### Problem statement
The listing below must be repeated word for word, with its images excluded.

━━━━━ Recorded information ━━━━━

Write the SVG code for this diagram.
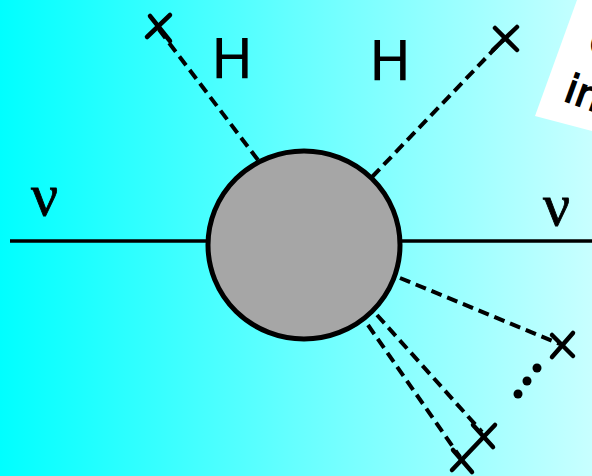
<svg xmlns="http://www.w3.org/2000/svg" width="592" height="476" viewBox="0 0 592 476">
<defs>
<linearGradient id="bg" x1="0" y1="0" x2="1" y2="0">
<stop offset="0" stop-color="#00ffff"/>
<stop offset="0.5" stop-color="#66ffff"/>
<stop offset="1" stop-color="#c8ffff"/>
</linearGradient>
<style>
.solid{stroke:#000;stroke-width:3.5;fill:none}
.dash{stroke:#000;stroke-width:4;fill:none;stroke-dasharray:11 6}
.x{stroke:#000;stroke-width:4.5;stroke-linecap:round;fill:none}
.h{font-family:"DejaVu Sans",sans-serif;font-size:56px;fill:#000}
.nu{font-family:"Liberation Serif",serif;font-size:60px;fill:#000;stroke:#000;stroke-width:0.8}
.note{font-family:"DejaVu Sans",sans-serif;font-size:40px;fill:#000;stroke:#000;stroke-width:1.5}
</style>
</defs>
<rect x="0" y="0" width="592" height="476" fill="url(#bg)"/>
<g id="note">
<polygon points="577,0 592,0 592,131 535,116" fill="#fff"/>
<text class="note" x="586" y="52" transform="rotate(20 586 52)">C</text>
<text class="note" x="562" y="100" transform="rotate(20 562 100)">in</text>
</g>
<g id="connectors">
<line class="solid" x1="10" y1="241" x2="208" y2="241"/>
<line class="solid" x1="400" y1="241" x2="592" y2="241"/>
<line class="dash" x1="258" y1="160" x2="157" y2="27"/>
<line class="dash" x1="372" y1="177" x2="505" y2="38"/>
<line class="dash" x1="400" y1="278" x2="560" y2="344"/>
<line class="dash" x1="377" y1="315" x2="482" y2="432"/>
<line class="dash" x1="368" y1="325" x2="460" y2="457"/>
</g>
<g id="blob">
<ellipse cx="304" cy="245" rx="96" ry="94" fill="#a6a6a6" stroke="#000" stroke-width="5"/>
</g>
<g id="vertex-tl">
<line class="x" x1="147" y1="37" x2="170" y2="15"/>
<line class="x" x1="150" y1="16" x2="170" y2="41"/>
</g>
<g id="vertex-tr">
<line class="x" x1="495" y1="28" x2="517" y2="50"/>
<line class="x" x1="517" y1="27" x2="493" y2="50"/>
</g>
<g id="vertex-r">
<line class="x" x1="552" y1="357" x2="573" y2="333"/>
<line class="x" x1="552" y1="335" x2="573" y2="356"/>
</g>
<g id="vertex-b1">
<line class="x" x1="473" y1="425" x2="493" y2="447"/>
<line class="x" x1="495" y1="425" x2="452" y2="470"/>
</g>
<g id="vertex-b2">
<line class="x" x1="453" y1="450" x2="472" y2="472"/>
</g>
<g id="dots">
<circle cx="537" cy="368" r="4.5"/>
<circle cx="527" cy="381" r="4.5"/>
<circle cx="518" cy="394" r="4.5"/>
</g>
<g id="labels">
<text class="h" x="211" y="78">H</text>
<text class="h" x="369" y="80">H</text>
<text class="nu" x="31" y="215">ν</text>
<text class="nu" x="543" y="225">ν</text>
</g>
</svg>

━━━━━

### Reply to the exercise
Write the SVG code for this diagram.
<svg xmlns="http://www.w3.org/2000/svg" width="592" height="476" viewBox="0 0 592 476">
<defs>
<linearGradient id="bg" x1="0" y1="0" x2="1" y2="0">
<stop offset="0" stop-color="#00ffff"/>
<stop offset="0.5" stop-color="#66ffff"/>
<stop offset="1" stop-color="#c8ffff"/>
</linearGradient>
<style>
.solid{stroke:#000;stroke-width:3.5;fill:none}
.dash{stroke:#000;stroke-width:4;fill:none;stroke-dasharray:11 6}
.x{stroke:#000;stroke-width:4.5;stroke-linecap:round;fill:none}
.h{font-family:"DejaVu Sans",sans-serif;font-size:56px;fill:#000}
.nu{font-family:"Liberation Serif",serif;font-size:60px;fill:#000;stroke:#000;stroke-width:0.8}
.note{font-family:"DejaVu Sans",sans-serif;font-size:40px;fill:#000;stroke:#000;stroke-width:1.5}
</style>
</defs>
<rect x="0" y="0" width="592" height="476" fill="url(#bg)"/>
<g id="note">
<polygon points="577,0 592,0 592,131 535,116" fill="#fff"/>
<text class="note" x="586" y="52" transform="rotate(20 586 52)">C</text>
<text class="note" x="562" y="100" transform="rotate(20 562 100)">in</text>
</g>
<g id="connectors">
<line class="solid" x1="10" y1="241" x2="208" y2="241"/>
<line class="solid" x1="400" y1="241" x2="592" y2="241"/>
<line class="dash" x1="258" y1="160" x2="157" y2="27"/>
<line class="dash" x1="372" y1="177" x2="505" y2="38"/>
<line class="dash" x1="400" y1="278" x2="560" y2="344"/>
<line class="dash" x1="377" y1="315" x2="482" y2="432"/>
<line class="dash" x1="368" y1="325" x2="460" y2="457"/>
</g>
<g id="blob">
<ellipse cx="304" cy="245" rx="96" ry="94" fill="#a6a6a6" stroke="#000" stroke-width="5"/>
</g>
<g id="vertex-tl">
<line class="x" x1="147" y1="37" x2="170" y2="15"/>
<line class="x" x1="150" y1="16" x2="170" y2="41"/>
</g>
<g id="vertex-tr">
<line class="x" x1="495" y1="28" x2="517" y2="50"/>
<line class="x" x1="517" y1="27" x2="493" y2="50"/>
</g>
<g id="vertex-r">
<line class="x" x1="552" y1="357" x2="573" y2="333"/>
<line class="x" x1="552" y1="335" x2="573" y2="356"/>
</g>
<g id="vertex-b1">
<line class="x" x1="473" y1="425" x2="493" y2="447"/>
<line class="x" x1="495" y1="425" x2="452" y2="470"/>
</g>
<g id="vertex-b2">
<line class="x" x1="453" y1="450" x2="472" y2="472"/>
</g>
<g id="dots">
<circle cx="537" cy="368" r="4.5"/>
<circle cx="527" cy="381" r="4.5"/>
<circle cx="518" cy="394" r="4.5"/>
</g>
<g id="labels">
<text class="h" x="211" y="78">H</text>
<text class="h" x="369" y="80">H</text>
<text class="nu" x="31" y="215">ν</text>
<text class="nu" x="543" y="225">ν</text>
</g>
</svg>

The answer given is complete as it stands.